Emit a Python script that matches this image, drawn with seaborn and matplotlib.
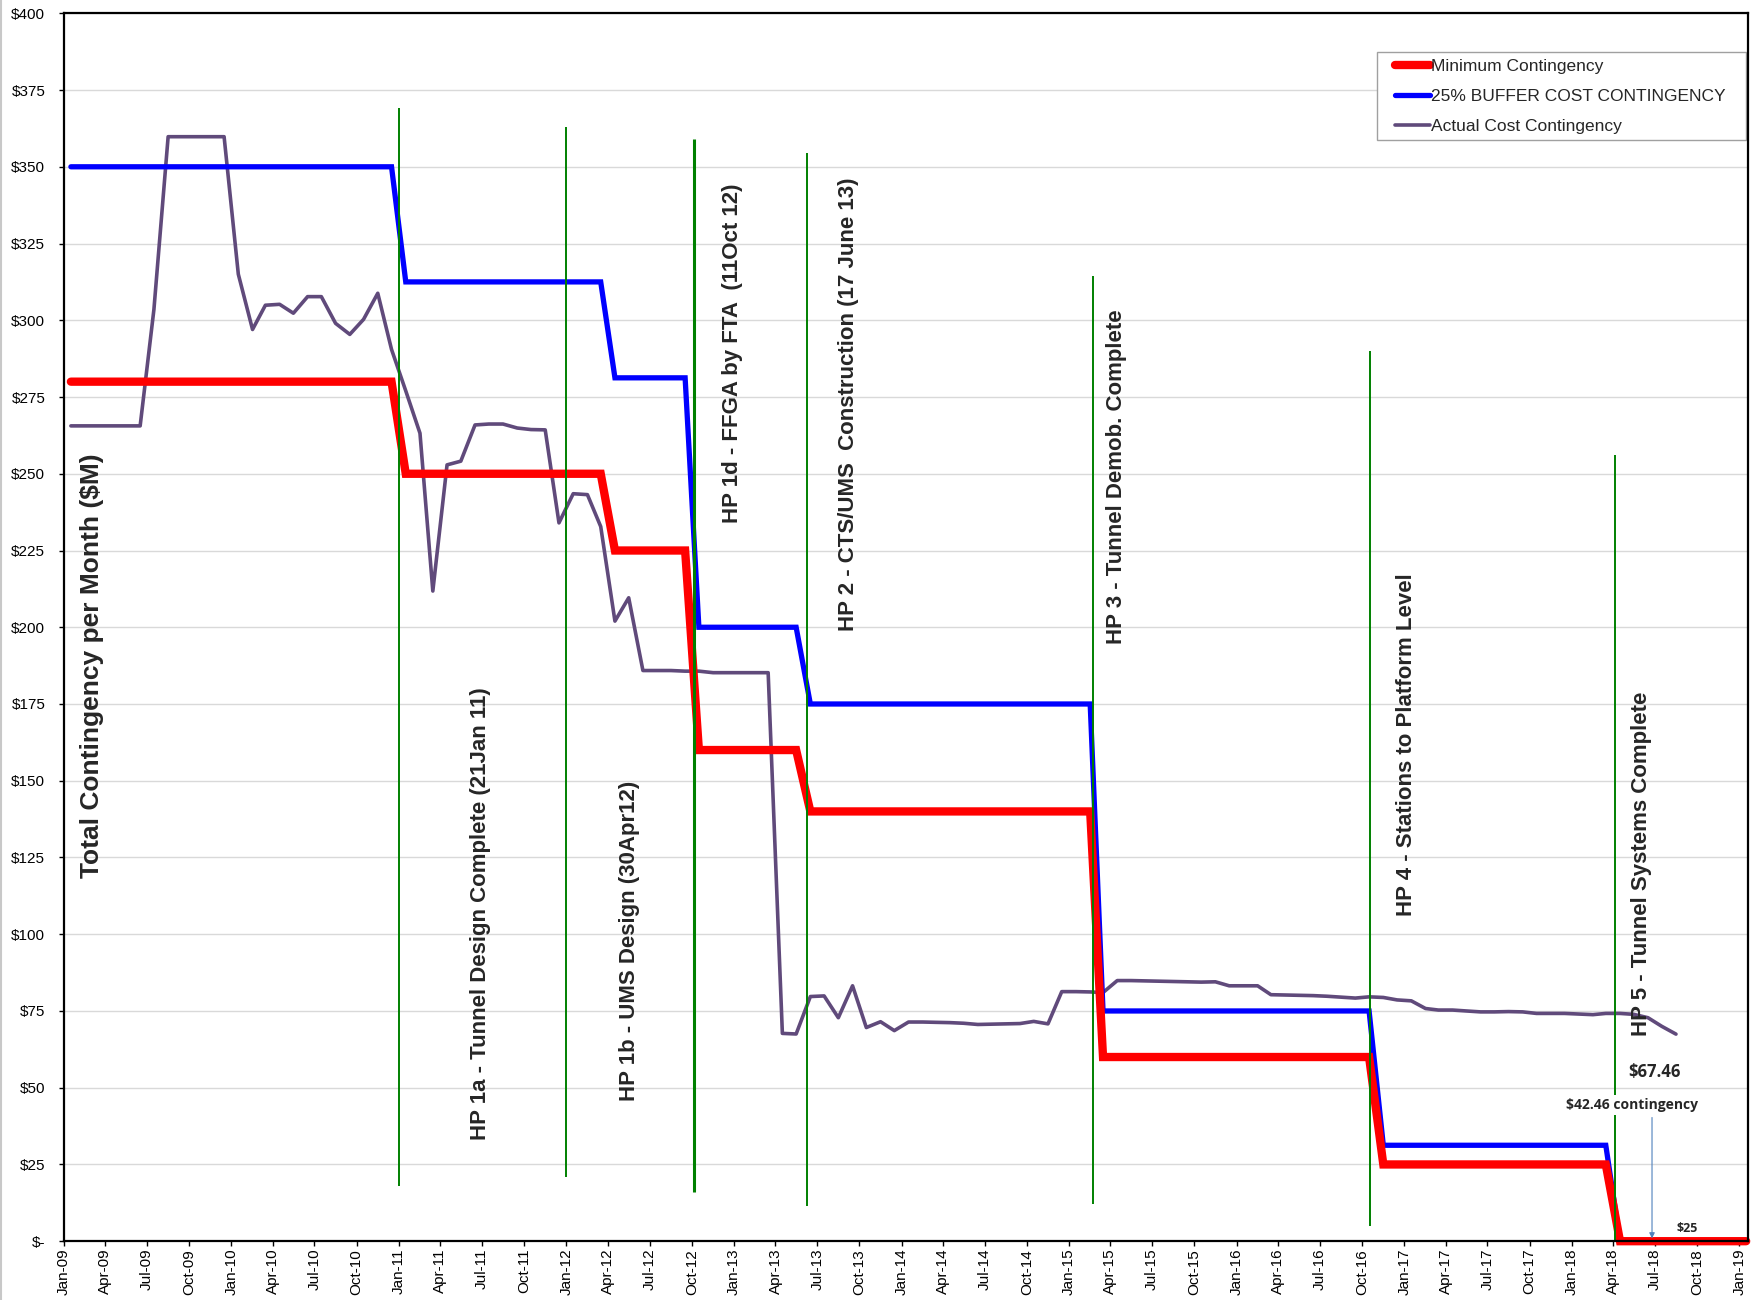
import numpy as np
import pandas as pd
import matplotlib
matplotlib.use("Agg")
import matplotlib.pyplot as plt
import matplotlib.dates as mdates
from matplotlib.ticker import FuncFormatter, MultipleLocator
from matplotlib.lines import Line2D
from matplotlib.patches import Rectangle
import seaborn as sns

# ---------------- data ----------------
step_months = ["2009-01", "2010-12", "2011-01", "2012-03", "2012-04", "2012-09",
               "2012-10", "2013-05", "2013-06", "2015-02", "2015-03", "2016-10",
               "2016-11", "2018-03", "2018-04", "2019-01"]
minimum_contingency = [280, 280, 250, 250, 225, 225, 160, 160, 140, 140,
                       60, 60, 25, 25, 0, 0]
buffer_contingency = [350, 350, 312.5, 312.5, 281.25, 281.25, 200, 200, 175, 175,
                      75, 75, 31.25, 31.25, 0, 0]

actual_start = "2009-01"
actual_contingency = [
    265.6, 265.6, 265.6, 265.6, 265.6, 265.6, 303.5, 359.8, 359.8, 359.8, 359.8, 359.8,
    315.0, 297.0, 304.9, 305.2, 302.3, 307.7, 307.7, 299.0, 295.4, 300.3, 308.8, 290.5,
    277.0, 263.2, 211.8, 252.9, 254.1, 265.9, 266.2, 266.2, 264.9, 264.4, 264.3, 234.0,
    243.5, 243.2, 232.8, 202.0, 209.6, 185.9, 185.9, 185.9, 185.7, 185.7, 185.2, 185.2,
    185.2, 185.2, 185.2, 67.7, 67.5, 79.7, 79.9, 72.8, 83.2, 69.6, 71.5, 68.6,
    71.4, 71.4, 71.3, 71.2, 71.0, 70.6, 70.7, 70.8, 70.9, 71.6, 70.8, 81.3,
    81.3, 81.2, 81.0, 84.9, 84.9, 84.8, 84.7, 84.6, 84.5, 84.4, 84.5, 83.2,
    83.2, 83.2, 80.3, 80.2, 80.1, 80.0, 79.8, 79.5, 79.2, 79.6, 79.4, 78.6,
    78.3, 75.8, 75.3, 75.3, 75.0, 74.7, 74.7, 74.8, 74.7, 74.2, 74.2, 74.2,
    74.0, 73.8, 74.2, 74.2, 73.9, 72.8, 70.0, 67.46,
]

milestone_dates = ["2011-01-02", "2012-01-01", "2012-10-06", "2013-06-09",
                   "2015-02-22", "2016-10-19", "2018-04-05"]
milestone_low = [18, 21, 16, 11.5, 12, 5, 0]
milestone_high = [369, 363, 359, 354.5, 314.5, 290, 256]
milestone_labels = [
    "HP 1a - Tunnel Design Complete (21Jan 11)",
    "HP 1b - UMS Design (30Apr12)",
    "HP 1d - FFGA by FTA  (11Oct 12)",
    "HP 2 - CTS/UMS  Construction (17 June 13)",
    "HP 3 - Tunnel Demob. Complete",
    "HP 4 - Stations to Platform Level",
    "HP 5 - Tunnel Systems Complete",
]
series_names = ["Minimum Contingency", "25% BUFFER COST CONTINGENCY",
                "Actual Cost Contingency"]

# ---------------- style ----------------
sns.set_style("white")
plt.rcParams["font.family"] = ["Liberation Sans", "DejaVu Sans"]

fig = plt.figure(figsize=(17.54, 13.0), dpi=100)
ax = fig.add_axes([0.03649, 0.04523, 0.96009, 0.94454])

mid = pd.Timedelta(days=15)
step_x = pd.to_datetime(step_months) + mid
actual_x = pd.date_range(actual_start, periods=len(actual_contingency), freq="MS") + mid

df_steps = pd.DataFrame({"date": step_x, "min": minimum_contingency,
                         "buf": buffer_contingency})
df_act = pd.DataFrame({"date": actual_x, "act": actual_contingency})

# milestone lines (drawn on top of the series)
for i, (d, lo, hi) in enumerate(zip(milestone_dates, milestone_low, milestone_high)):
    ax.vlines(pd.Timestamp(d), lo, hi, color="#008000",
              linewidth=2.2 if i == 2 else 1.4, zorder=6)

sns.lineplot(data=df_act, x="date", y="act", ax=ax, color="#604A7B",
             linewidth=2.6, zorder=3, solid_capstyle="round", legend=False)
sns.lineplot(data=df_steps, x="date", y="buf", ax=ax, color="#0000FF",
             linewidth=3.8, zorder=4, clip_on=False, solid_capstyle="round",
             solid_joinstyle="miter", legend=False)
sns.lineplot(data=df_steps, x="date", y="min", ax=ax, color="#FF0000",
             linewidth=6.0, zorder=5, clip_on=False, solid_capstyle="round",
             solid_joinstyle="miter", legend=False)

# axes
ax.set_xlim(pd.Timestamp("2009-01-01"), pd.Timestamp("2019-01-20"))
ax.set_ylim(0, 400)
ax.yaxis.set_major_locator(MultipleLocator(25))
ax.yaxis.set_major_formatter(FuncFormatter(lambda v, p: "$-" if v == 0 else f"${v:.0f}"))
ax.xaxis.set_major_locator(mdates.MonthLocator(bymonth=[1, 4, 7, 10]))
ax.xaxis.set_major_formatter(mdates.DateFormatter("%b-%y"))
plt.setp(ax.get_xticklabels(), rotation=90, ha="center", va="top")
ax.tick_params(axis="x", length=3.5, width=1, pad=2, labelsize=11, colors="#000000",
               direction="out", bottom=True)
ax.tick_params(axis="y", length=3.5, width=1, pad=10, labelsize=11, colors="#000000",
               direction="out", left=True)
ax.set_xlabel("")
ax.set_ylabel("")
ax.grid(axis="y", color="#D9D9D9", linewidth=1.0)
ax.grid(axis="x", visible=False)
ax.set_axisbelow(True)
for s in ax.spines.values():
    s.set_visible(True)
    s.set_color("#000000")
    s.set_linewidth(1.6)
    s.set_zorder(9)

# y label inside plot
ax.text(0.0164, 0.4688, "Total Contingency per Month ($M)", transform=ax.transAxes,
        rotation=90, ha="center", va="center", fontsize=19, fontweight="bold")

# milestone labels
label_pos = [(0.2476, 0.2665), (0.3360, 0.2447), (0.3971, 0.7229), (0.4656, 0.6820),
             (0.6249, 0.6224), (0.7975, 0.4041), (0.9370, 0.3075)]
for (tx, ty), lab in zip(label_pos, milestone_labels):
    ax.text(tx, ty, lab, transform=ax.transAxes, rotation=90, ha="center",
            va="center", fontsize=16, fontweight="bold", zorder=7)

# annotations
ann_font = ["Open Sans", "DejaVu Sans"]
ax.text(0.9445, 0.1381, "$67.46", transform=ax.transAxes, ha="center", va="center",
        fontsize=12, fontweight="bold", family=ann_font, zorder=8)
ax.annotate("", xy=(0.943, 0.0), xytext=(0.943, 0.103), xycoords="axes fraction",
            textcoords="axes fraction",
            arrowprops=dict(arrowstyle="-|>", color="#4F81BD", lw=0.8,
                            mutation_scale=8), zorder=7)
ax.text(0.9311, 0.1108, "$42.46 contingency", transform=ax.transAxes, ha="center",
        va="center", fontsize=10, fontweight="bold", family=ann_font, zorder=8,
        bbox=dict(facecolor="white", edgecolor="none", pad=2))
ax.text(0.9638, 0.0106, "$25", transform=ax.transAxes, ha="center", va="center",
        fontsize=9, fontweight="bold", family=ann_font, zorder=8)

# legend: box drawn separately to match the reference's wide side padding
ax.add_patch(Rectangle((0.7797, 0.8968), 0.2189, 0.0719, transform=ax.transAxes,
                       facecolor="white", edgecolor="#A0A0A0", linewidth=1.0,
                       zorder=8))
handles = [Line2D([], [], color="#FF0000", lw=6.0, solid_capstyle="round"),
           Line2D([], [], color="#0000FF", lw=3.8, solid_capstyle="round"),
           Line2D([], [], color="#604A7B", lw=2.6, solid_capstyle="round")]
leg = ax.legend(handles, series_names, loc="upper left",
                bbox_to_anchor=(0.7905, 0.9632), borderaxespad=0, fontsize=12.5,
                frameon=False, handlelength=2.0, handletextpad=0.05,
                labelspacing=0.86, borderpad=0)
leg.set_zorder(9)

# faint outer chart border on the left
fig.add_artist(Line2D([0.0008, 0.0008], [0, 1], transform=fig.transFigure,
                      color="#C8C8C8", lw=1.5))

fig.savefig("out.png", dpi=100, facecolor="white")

## DIRECTIVE
Search the lines for "drawn". Copy each line that has it.

## RESULT OF THE EXERCISE
Emit a Python script that matches this image, drawn with seaborn and matplotlib.
# milestone lines (drawn on top of the series)
# legend: box drawn separately to match the reference's wide side padding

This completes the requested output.